- _Recorded information_
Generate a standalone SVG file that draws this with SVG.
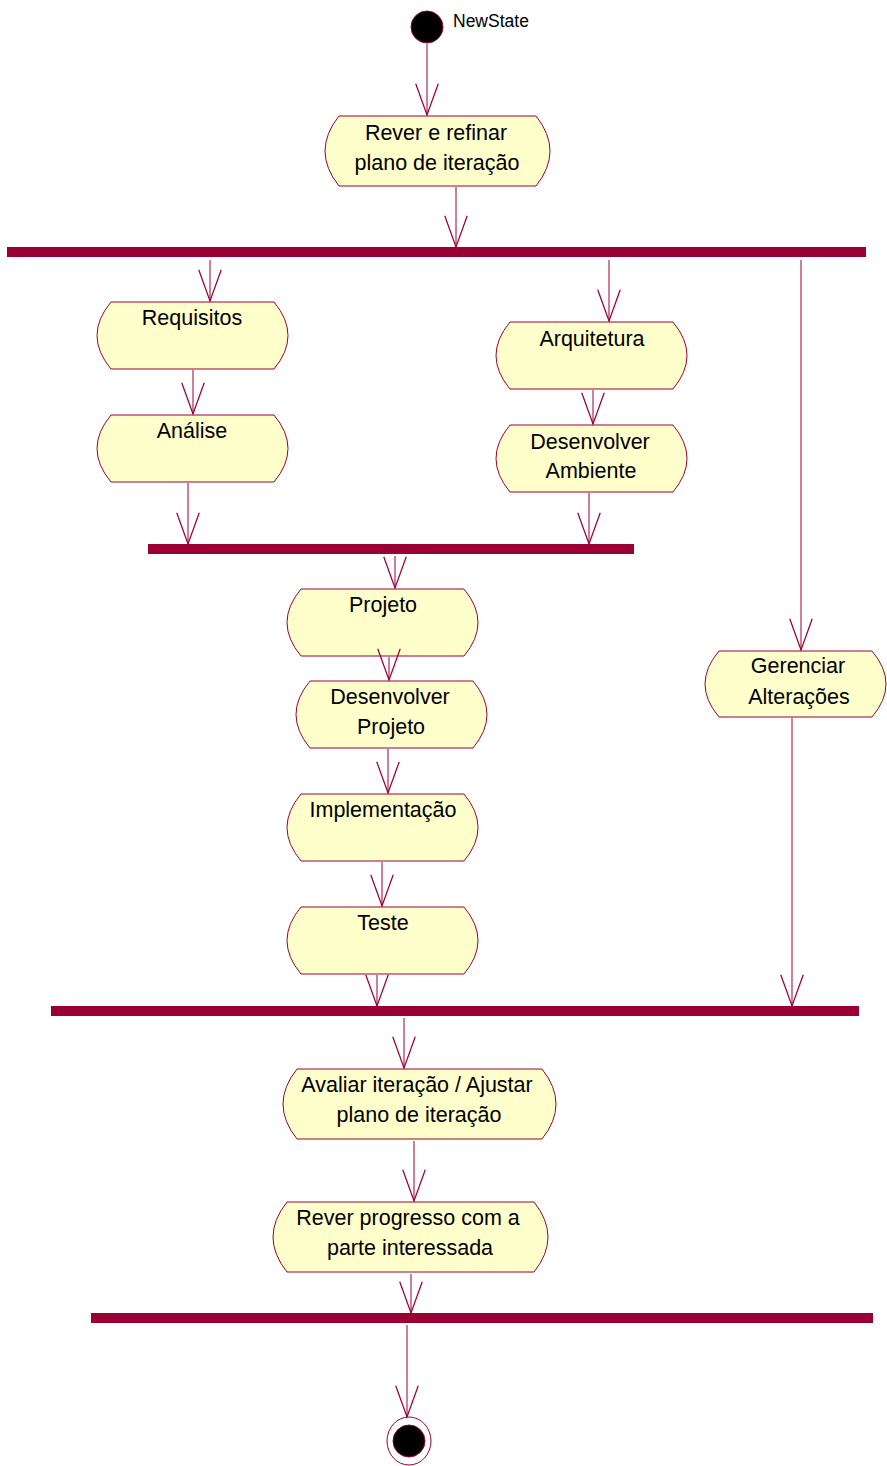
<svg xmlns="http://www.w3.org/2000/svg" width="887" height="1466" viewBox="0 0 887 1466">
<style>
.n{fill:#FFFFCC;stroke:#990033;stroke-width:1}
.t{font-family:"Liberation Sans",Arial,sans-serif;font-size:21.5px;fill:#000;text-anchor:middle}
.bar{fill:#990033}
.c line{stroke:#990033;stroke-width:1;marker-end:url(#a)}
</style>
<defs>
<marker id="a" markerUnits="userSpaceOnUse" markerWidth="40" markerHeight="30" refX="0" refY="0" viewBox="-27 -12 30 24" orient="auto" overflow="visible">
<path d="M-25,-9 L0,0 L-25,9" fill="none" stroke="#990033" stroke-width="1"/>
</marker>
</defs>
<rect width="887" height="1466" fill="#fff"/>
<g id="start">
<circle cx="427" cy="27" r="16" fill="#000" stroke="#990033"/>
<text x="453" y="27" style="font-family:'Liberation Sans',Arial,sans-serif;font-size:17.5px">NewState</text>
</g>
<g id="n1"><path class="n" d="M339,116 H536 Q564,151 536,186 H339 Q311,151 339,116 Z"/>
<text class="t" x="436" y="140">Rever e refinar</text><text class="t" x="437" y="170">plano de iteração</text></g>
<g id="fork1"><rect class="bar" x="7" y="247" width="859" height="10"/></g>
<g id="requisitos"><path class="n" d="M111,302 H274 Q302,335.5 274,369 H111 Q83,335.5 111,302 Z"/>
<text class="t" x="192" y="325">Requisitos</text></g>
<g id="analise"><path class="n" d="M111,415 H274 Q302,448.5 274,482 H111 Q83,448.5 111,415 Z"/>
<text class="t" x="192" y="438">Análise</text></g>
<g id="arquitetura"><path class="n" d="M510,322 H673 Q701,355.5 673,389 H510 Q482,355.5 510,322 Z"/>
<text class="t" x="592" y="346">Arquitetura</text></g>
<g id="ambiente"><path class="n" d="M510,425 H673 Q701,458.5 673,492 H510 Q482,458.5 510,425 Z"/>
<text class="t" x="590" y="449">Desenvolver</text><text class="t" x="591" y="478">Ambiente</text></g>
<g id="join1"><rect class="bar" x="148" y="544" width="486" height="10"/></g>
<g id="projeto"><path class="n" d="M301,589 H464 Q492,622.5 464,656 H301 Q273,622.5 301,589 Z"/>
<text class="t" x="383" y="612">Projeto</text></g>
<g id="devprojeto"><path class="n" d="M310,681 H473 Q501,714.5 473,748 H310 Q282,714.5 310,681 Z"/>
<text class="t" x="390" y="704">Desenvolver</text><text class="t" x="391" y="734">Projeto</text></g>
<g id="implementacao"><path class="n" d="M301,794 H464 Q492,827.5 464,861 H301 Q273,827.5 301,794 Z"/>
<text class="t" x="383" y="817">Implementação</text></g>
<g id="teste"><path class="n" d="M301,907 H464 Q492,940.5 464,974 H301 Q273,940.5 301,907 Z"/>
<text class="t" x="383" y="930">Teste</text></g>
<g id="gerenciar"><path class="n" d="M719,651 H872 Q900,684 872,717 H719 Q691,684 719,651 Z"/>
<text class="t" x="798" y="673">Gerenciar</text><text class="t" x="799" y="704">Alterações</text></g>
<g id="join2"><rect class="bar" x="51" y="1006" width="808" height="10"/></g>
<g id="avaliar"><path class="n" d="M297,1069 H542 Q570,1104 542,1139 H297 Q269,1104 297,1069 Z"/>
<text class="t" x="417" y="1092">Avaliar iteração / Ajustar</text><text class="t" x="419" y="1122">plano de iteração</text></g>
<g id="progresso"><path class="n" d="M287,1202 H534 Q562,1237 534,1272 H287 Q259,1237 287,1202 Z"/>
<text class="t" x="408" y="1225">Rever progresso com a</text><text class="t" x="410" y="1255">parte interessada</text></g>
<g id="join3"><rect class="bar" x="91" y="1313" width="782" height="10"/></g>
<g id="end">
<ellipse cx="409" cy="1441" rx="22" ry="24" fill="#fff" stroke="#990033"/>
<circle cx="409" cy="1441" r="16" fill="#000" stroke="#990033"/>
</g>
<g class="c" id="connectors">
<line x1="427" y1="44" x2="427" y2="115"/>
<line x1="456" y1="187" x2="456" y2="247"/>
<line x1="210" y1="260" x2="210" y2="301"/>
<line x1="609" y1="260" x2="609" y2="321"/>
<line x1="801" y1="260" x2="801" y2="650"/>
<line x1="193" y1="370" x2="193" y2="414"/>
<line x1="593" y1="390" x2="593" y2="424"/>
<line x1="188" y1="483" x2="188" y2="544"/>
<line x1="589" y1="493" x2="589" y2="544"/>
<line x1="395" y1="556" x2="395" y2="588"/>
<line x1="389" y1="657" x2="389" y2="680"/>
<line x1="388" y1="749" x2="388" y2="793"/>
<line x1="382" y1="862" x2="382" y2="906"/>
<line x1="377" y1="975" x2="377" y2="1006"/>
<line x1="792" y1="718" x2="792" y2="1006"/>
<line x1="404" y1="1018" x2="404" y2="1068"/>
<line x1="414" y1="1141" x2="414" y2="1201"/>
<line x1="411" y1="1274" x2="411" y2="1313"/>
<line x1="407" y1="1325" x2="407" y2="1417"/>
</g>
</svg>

- _Set task_
Omit every picture, then reproduce the rest of the listing exactly.

- _Exercise solution_
Generate a standalone SVG file that draws this with SVG.
<svg xmlns="http://www.w3.org/2000/svg" width="887" height="1466" viewBox="0 0 887 1466">
<style>
.n{fill:#FFFFCC;stroke:#990033;stroke-width:1}
.t{font-family:"Liberation Sans",Arial,sans-serif;font-size:21.5px;fill:#000;text-anchor:middle}
.bar{fill:#990033}
.c line{stroke:#990033;stroke-width:1;marker-end:url(#a)}
</style>
<defs>
<marker id="a" markerUnits="userSpaceOnUse" markerWidth="40" markerHeight="30" refX="0" refY="0" viewBox="-27 -12 30 24" orient="auto" overflow="visible">
<path d="M-25,-9 L0,0 L-25,9" fill="none" stroke="#990033" stroke-width="1"/>
</marker>
</defs>
<rect width="887" height="1466" fill="#fff"/>
<g id="start">
<circle cx="427" cy="27" r="16" fill="#000" stroke="#990033"/>
<text x="453" y="27" style="font-family:'Liberation Sans',Arial,sans-serif;font-size:17.5px">NewState</text>
</g>
<g id="n1"><path class="n" d="M339,116 H536 Q564,151 536,186 H339 Q311,151 339,116 Z"/>
<text class="t" x="436" y="140">Rever e refinar</text><text class="t" x="437" y="170">plano de iteração</text></g>
<g id="fork1"><rect class="bar" x="7" y="247" width="859" height="10"/></g>
<g id="requisitos"><path class="n" d="M111,302 H274 Q302,335.5 274,369 H111 Q83,335.5 111,302 Z"/>
<text class="t" x="192" y="325">Requisitos</text></g>
<g id="analise"><path class="n" d="M111,415 H274 Q302,448.5 274,482 H111 Q83,448.5 111,415 Z"/>
<text class="t" x="192" y="438">Análise</text></g>
<g id="arquitetura"><path class="n" d="M510,322 H673 Q701,355.5 673,389 H510 Q482,355.5 510,322 Z"/>
<text class="t" x="592" y="346">Arquitetura</text></g>
<g id="ambiente"><path class="n" d="M510,425 H673 Q701,458.5 673,492 H510 Q482,458.5 510,425 Z"/>
<text class="t" x="590" y="449">Desenvolver</text><text class="t" x="591" y="478">Ambiente</text></g>
<g id="join1"><rect class="bar" x="148" y="544" width="486" height="10"/></g>
<g id="projeto"><path class="n" d="M301,589 H464 Q492,622.5 464,656 H301 Q273,622.5 301,589 Z"/>
<text class="t" x="383" y="612">Projeto</text></g>
<g id="devprojeto"><path class="n" d="M310,681 H473 Q501,714.5 473,748 H310 Q282,714.5 310,681 Z"/>
<text class="t" x="390" y="704">Desenvolver</text><text class="t" x="391" y="734">Projeto</text></g>
<g id="implementacao"><path class="n" d="M301,794 H464 Q492,827.5 464,861 H301 Q273,827.5 301,794 Z"/>
<text class="t" x="383" y="817">Implementação</text></g>
<g id="teste"><path class="n" d="M301,907 H464 Q492,940.5 464,974 H301 Q273,940.5 301,907 Z"/>
<text class="t" x="383" y="930">Teste</text></g>
<g id="gerenciar"><path class="n" d="M719,651 H872 Q900,684 872,717 H719 Q691,684 719,651 Z"/>
<text class="t" x="798" y="673">Gerenciar</text><text class="t" x="799" y="704">Alterações</text></g>
<g id="join2"><rect class="bar" x="51" y="1006" width="808" height="10"/></g>
<g id="avaliar"><path class="n" d="M297,1069 H542 Q570,1104 542,1139 H297 Q269,1104 297,1069 Z"/>
<text class="t" x="417" y="1092">Avaliar iteração / Ajustar</text><text class="t" x="419" y="1122">plano de iteração</text></g>
<g id="progresso"><path class="n" d="M287,1202 H534 Q562,1237 534,1272 H287 Q259,1237 287,1202 Z"/>
<text class="t" x="408" y="1225">Rever progresso com a</text><text class="t" x="410" y="1255">parte interessada</text></g>
<g id="join3"><rect class="bar" x="91" y="1313" width="782" height="10"/></g>
<g id="end">
<ellipse cx="409" cy="1441" rx="22" ry="24" fill="#fff" stroke="#990033"/>
<circle cx="409" cy="1441" r="16" fill="#000" stroke="#990033"/>
</g>
<g class="c" id="connectors">
<line x1="427" y1="44" x2="427" y2="115"/>
<line x1="456" y1="187" x2="456" y2="247"/>
<line x1="210" y1="260" x2="210" y2="301"/>
<line x1="609" y1="260" x2="609" y2="321"/>
<line x1="801" y1="260" x2="801" y2="650"/>
<line x1="193" y1="370" x2="193" y2="414"/>
<line x1="593" y1="390" x2="593" y2="424"/>
<line x1="188" y1="483" x2="188" y2="544"/>
<line x1="589" y1="493" x2="589" y2="544"/>
<line x1="395" y1="556" x2="395" y2="588"/>
<line x1="389" y1="657" x2="389" y2="680"/>
<line x1="388" y1="749" x2="388" y2="793"/>
<line x1="382" y1="862" x2="382" y2="906"/>
<line x1="377" y1="975" x2="377" y2="1006"/>
<line x1="792" y1="718" x2="792" y2="1006"/>
<line x1="404" y1="1018" x2="404" y2="1068"/>
<line x1="414" y1="1141" x2="414" y2="1201"/>
<line x1="411" y1="1274" x2="411" y2="1313"/>
<line x1="407" y1="1325" x2="407" y2="1417"/>
</g>
</svg>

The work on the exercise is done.